** START Source data **
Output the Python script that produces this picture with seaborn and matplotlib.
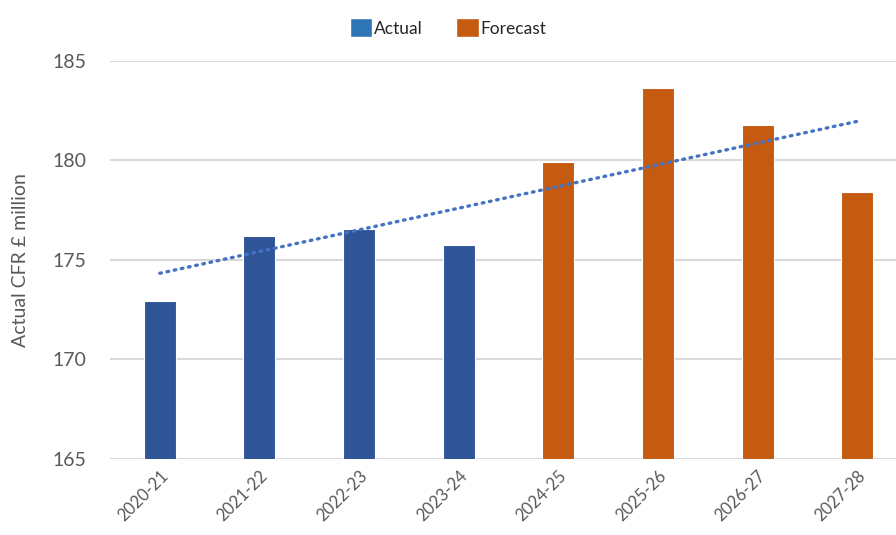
import numpy as np
import pandas as pd
import seaborn as sns
from matplotlib import pyplot as plt
from matplotlib.patches import Patch

years = ['2020-21', '2021-22', '2022-23', '2023-24', '2024-25', '2025-26', '2026-27', '2027-28']
cfr = [172.95, 176.2, 176.55, 175.75, 179.9, 183.65, 181.8, 178.4]
kind = ['Actual'] * 4 + ['Forecast'] * 4
colors = {'Actual': '#2F5597', 'Forecast': '#C55A11'}

df = pd.DataFrame({'year': years, 'cfr': cfr, 'kind': kind})

sns.set_style('white')
plt.rcParams['font.family'] = ['Lato', 'DejaVu Sans']

fig = plt.figure(figsize=(8.96, 5.35), dpi=100)
ax = fig.add_axes([110 / 896, 76 / 535, 797 / 896, 398 / 535])

sns.barplot(data=df, x='year', y='cfr', hue='kind', palette=colors, dodge=False,
            width=0.32, saturation=1, edgecolor='white', linewidth=0.8, ax=ax,
            legend=False, zorder=3)

# linear trend over all years
xs = np.arange(len(years))
k, b = np.polyfit(xs, cfr, 1)
ax.plot(xs, k * xs + b, color='#4472C4', lw=2.4, linestyle=(0, (0.5, 1.7)),
        dash_capstyle='round', zorder=4)

ax.set_ylim(165, 185)
ax.set_yticks([165, 170, 175, 180, 185])
ax.set_xlim(-0.5, 7.5)
ax.grid(axis='y', color='#D9D9D9', lw=1.5, zorder=0)
ax.set_axisbelow(True)
for s in ax.spines.values():
    s.set_visible(False)
ax.tick_params(axis='both', length=0, colors='#595959')
ax.tick_params(axis='y', labelsize=14, pad=17)
ax.tick_params(axis='x', labelsize=12, pad=6)
plt.setp(ax.get_xticklabels(), rotation=45, ha='right', rotation_mode='anchor')
ax.set_xlabel('')
ax.set_ylabel('Actual CFR £ million', fontsize=14, color='#595959', labelpad=17)

handles = [Patch(facecolor='#2E75B6', label='Actual'), Patch(facecolor='#C55A11', label='Forecast')]
fig.legend(handles=handles, loc='upper center', bbox_to_anchor=(0.5, 0.995), ncol=2,
           frameon=False, fontsize=12.5, handlelength=1.3, handleheight=1.3,
           handletextpad=0.1, columnspacing=1.9)

fig.savefig('out.png', dpi=100)
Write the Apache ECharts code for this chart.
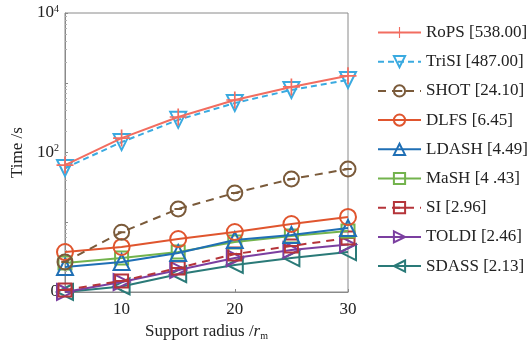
<!DOCTYPE html>
<html><head><meta charset="utf-8">
<script src="https://cdn.jsdelivr.net/npm/echarts@6/dist/echarts.min.js"></script>
<style>html,body{margin:0;padding:0;background:#fff}#c{width:532px;height:346px}</style>
</head><body><div id="c"></div>
<script>
const radii = [5, 10, 15, 20, 25, 30];
const names = ['RoPS [538.00]','TriSI [487.00]','SHOT [24.10]','DLFS [6.45]','LDASH [4.49]','MaSH [4 .43]','SI [2.96]','TOLDI [2.46]','SDASS [2.13]'];
const rops  = [66, 161, 323, 566, 870, 1256];
const trisi = [60, 141, 294, 512, 790, 1096];
const shot  = [2.7, 7.2, 15.5, 26.3, 41.7, 58];
const dlfs  = [3.74, 4.42, 5.75, 7.25, 9.44, 11.9];
const ldash = [2.28, 2.69, 3.62, 5.56, 6.56, 8.27];
const mash  = [2.6, 3.07, 3.74, 5.21, 6.33, 7.5];
const si    = [1.07, 1.44, 2.21, 3.5, 4.57, 5.95];
const toldi = [1.0, 1.39, 2.07, 3.07, 4.0, 4.8];
const sdass = [1.0, 1.2, 1.8, 2.44, 3.07, 3.74];
const yTicks = {1: '0', 100: '10{s|2}', 10000: '10{s|4}'};

const colors = ['#f26d60','#3aaae0','#7a5a3a','#e0552e','#1f6fb5','#73b34d','#b5343a','#7b3fa0','#2a7a78'];
const symbols = [
  'path://M9,0 h2 v20 h-2 z M0,9 h20 v2 h-20 z',
  'path://M0,0 L20,0 L10,17.3 Z',
  'path://M0,10 A10,10 0 1,1 20,10 A10,10 0 1,1 0,10 Z M5,10 L15,10',
  'circle',
  'path://M10,0 L20,17.3 L0,17.3 Z',
  'rect',
  'path://M0,0 H20 V20 H0 Z M0,10 H20',
  'path://M0,0 L17.3,10 L0,20 Z',
  'path://M17.3,0 L0,10 L17.3,20 Z'
];
const sizes = [17, 16, 15, 16, 16, 13, 13, 16, 16];
const dashes = [null, [6,4], [8,6], null, null, null, [8,6], null, null];
const datasets = [rops, trisi, shot, dlfs, ldash, mash, si, toldi, sdass];

const series = datasets.map((d, i) => ({
  name: names[i],
  type: 'line',
  data: d.map((v, k) => [radii[k], v]),
  symbol: symbols[i],
  symbolSize: sizes[i],
  lineStyle: {color: colors[i], width: 2, type: dashes[i] || 'solid'},
  itemStyle: i === 0 ? {color: colors[i], borderWidth: 0}
                     : {color: 'rgba(255,255,255,0)', borderColor: colors[i], borderWidth: 2},
  z: 10 - i
}));

const chart = echarts.init(document.getElementById('c'), null, {renderer: 'canvas'});
chart.setOption({
  animation: false,
  textStyle: {fontFamily: 'Liberation Serif'},
  grid: {left: 65, right: 184, top: 13, bottom: 54, show: true, borderColor: '#8a8a8a', borderWidth: 1},
  xAxis: {
    type: 'value', min: 5, max: 30,
    name: 'Support radius /{i|r}{sub|m}', nameLocation: 'middle', nameGap: 31,
    nameTextStyle: {fontSize: 17, color: '#222', fontFamily: 'Liberation Serif',
      rich: {i: {fontSize: 17, fontStyle: 'italic', fontFamily: 'Liberation Serif', color: '#222'},
             sub: {fontSize: 10, fontFamily: 'Liberation Serif', color: '#222', padding: [8,0,0,0]}}},
    axisLine: {lineStyle: {color: '#8a8a8a'}},
    axisTick: {inside: true, length: 3, customValues: [10, 20, 30], lineStyle: {color: '#8a8a8a'}},
    axisLabel: {fontSize: 17, color: '#222', margin: 9, customValues: [10, 20, 30]},
    splitLine: {show: false}
  },
  yAxis: {
    type: 'log', logBase: 10, min: 1, max: 10000,
    name: 'Time /s', nameLocation: 'middle', nameGap: 36,
    nameTextStyle: {fontSize: 17, color: '#222', fontFamily: 'Liberation Serif'},
    axisLine: {show: true, lineStyle: {color: '#8a8a8a'}},
    axisTick: {show: true, inside: true, length: 3, lineStyle: {color: '#8a8a8a'}},
    minorTick: {show: true, splitNumber: 9, length: 2, lineStyle: {color: '#b0b0b0'}},
    axisLabel: {
      fontSize: 17, color: '#222', margin: 6,
      formatter: v => { const r = Math.round(v); return yTicks[r] || ''; },
      rich: {s: {fontSize: 10, color: '#222', fontFamily: 'Liberation Serif', padding: [0,0,8,0]}}
    },
    splitLine: {show: false}
  },
  legend: {
    orient: 'vertical', left: 377, top: 24, padding: 0,
    itemWidth: 43, itemHeight: 14, itemGap: 12.2,
    textStyle: {fontSize: 17, color: '#222', fontFamily: 'Liberation Serif', lineHeight: 17},
    data: names
  },
  series: series
});
</script></body></html>
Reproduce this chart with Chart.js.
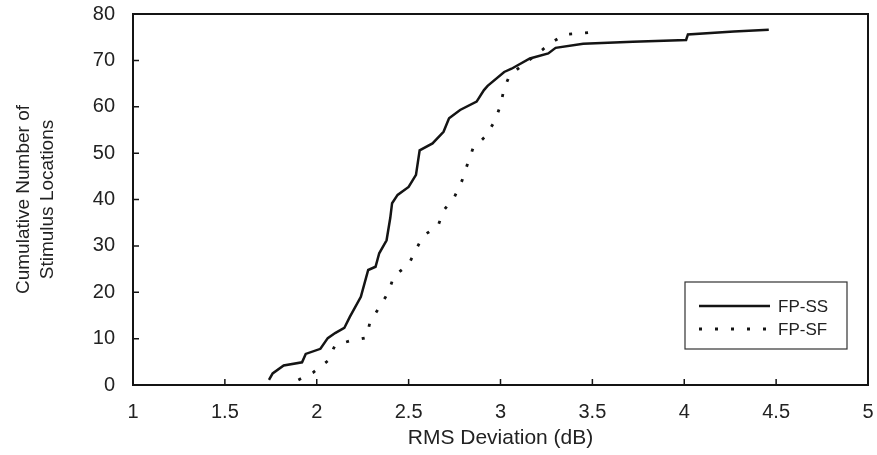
<!DOCTYPE html>
<html>
<head>
<meta charset="utf-8">
<script src="https://cdn.jsdelivr.net/npm/chart.js@4/dist/chart.umd.min.js"></script>
<style>
  html, body { margin: 0; padding: 0; background: #fff; }
  #wrap { width: 877px; height: 455px; }
</style>
</head>
<body>
<div id="wrap"><canvas id="cdf"></canvas></div>
<script>
// Series names (legend)
const seriesNames = ['FP-SS', 'FP-SF'];

// FP-SS (solid)
const ssX = [1.74, 1.76, 1.82, 1.92, 1.94, 2.02, 2.06, 2.10, 2.15, 2.18, 2.24, 2.28, 2.32, 2.34, 2.38,
             2.40, 2.41, 2.44, 2.50, 2.54, 2.56, 2.63, 2.69, 2.72, 2.78, 2.87, 2.91, 2.93, 3.02, 3.06,
             3.16, 3.26, 3.30, 3.45, 3.72, 4.01, 4.02, 4.27, 4.46];
const ssY = [1.1, 2.5, 4.2, 4.9, 6.7, 7.8, 10.1, 11.2, 12.3, 14.7, 19.0, 24.8, 25.5, 28.4, 31.2,
             36.0, 39.2, 41.0, 42.7, 45.3, 50.6, 52.1, 54.6, 57.5, 59.3, 61.1, 63.6, 64.5, 67.5, 68.2,
             70.4, 71.5, 72.7, 73.6, 74.0, 74.4, 75.6, 76.2, 76.6];

// FP-SF (dotted)
const sfX = [1.90, 1.98, 2.06, 2.10, 2.18, 2.27, 2.29, 2.34, 2.39, 2.42, 2.50, 2.54, 2.58, 2.66, 2.69,
             2.75, 2.79, 2.82, 2.85, 2.92, 2.97, 3.00, 3.02, 3.05, 3.28, 3.35, 3.43, 3.53];
const sfY = [1.1, 2.7, 5.2, 8.6, 9.5, 10.2, 13.6, 16.7, 20.0, 23.5, 26.0, 29.2, 32.2, 34.3, 37.6,
             40.6, 44.0, 47.6, 51.0, 53.7, 57.0, 60.3, 64.0, 66.8, 73.9, 75.6, 75.8, 76.2];

// Axis settings
const xMin = 1, xMax = 5, xStep = 0.5;
const yMin = 0, yMax = 80, yStep = 10;
const xTitle = 'RMS Deviation (dB)';
const yTitle = ['Cumulative Number of', 'Stimulus Locations'];

const ink = '#141414';
const font = 'Liberation Sans, Arial, sans-serif';

function toPoints(xs, ys) {
    return xs.map((x, i) => ({ x: x, y: ys[i] }));
}

// frame box, inward tick marks and boxed legend
const framePlugin = {
    id: 'frame',
    afterDraw(chart) {
        const { ctx, chartArea: a, scales } = chart;
        const xs = scales.x, ys = scales.y;
        ctx.save();
        ctx.strokeStyle = ink;
        ctx.lineWidth = 2;
        ctx.strokeRect(a.left, a.top, a.right - a.left, a.bottom - a.top);

        ctx.lineWidth = 1.5;
        ctx.beginPath();
        xs.ticks.forEach(t => {
            const px = xs.getPixelForValue(t.value);
            ctx.moveTo(px, a.bottom);
            ctx.lineTo(px, a.bottom - 6);
        });
        ys.ticks.forEach(t => {
            const py = ys.getPixelForValue(t.value);
            ctx.moveTo(a.left, py);
            ctx.lineTo(a.left + 6, py);
        });
        ctx.stroke();

        // legend box
        const bw = 162, bh = 67;
        const bx = a.right - 21 - bw, by = a.bottom - 36 - bh;
        ctx.fillStyle = '#fff';
        ctx.fillRect(bx, by, bw, bh);
        ctx.lineWidth = 1.2;
        ctx.strokeStyle = '#333';
        ctx.strokeRect(bx, by, bw, bh);

        chart.data.datasets.forEach((ds, i) => {
            const ly = by + 24 + i * 23;
            ctx.strokeStyle = ink;
            ctx.lineWidth = ds.borderWidth;
            ctx.setLineDash(ds.borderDash || []);
            ctx.beginPath();
            ctx.moveTo(bx + 14, ly);
            ctx.lineTo(bx + 85, ly);
            ctx.stroke();
            ctx.setLineDash([]);
            ctx.fillStyle = '#222';
            ctx.font = '17px ' + font;
            ctx.textBaseline = 'middle';
            ctx.fillText(ds.label, bx + 93, ly + 1);
        });
        ctx.restore();
    }
};

new Chart(document.getElementById('cdf'), {
    type: 'scatter',
    data: {
        datasets: [
            {
                label: seriesNames[0],
                data: toPoints(ssX, ssY),
                showLine: true,
                borderColor: ink,
                borderWidth: 2.5,
                pointRadius: 0,
                tension: 0
            },
            {
                label: seriesNames[1],
                data: toPoints(sfX, sfY),
                showLine: true,
                borderColor: ink,
                borderWidth: 2.8,
                borderDash: [3, 13],
                pointRadius: 0,
                tension: 0
            }
        ]
    },
    options: {
        responsive: true,
        maintainAspectRatio: false,
        animation: false,
        layout: { padding: { left: 0, right: 9, top: 14, bottom: 0 } },
        plugins: {
            legend: { display: false },
            tooltip: { enabled: false }
        },
        scales: {
            x: {
                type: 'linear',
                min: xMin,
                max: xMax,
                grid: { display: false },
                border: { display: false },
                ticks: {
                    stepSize: xStep,
                    color: '#222',
                    padding: 7,
                    maxRotation: 0,
                    font: { family: font, size: 20 },
                    callback: v => String(v)
                },
                title: {
                    display: true,
                    text: xTitle,
                    color: '#222',
                    padding: { top: 0, bottom: 4 },
                    font: { family: font, size: 21 }
                },
                afterFit(scale) {
                    scale.height = 70;
                    scale.paddingLeft = 0;
                    scale.paddingRight = 0;
                }
            },
            y: {
                type: 'linear',
                min: yMin,
                max: yMax,
                grid: { display: false },
                border: { display: false },
                ticks: {
                    stepSize: yStep,
                    color: '#222',
                    padding: 10,
                    font: { family: font, size: 20 }
                },
                title: {
                    display: true,
                    text: yTitle,
                    color: '#222',
                    padding: { top: 12, bottom: 0 },
                    font: { family: font, size: 19, lineHeight: 1.26 }
                },
                afterFit(scale) {
                    scale.width = 133;
                    scale.paddingTop = 0;
                    scale.paddingBottom = 0;
                }
            }
        }
    },
    plugins: [framePlugin]
});
</script>
</body>
</html>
** END Source data **
* Task objective
From the first line of the listing above, repeat every line through the one holding "ax.set_ylabel('Actual CFR £". Both ends count, and pictures stay out.

* Full answer
Output the Python script that produces this picture with seaborn and matplotlib.
import numpy as np
import pandas as pd
import seaborn as sns
from matplotlib import pyplot as plt
from matplotlib.patches import Patch

years = ['2020-21', '2021-22', '2022-23', '2023-24', '2024-25', '2025-26', '2026-27', '2027-28']
cfr = [172.95, 176.2, 176.55, 175.75, 179.9, 183.65, 181.8, 178.4]
kind = ['Actual'] * 4 + ['Forecast'] * 4
colors = {'Actual': '#2F5597', 'Forecast': '#C55A11'}

df = pd.DataFrame({'year': years, 'cfr': cfr, 'kind': kind})

sns.set_style('white')
plt.rcParams['font.family'] = ['Lato', 'DejaVu Sans']

fig = plt.figure(figsize=(8.96, 5.35), dpi=100)
ax = fig.add_axes([110 / 896, 76 / 535, 797 / 896, 398 / 535])

sns.barplot(data=df, x='year', y='cfr', hue='kind', palette=colors, dodge=False,
            width=0.32, saturation=1, edgecolor='white', linewidth=0.8, ax=ax,
            legend=False, zorder=3)

# linear trend over all years
xs = np.arange(len(years))
k, b = np.polyfit(xs, cfr, 1)
ax.plot(xs, k * xs + b, color='#4472C4', lw=2.4, linestyle=(0, (0.5, 1.7)),
        dash_capstyle='round', zorder=4)

ax.set_ylim(165, 185)
ax.set_yticks([165, 170, 175, 180, 185])
ax.set_xlim(-0.5, 7.5)
ax.grid(axis='y', color='#D9D9D9', lw=1.5, zorder=0)
ax.set_axisbelow(True)
for s in ax.spines.values():
    s.set_visible(False)
ax.tick_params(axis='both', length=0, colors='#595959')
ax.tick_params(axis='y', labelsize=14, pad=17)
ax.tick_params(axis='x', labelsize=12, pad=6)
plt.setp(ax.get_xticklabels(), rotation=45, ha='right', rotation_mode='anchor')
ax.set_xlabel('')
ax.set_ylabel('Actual CFR £ million', fontsize=14, color='#595959', labelpad=17)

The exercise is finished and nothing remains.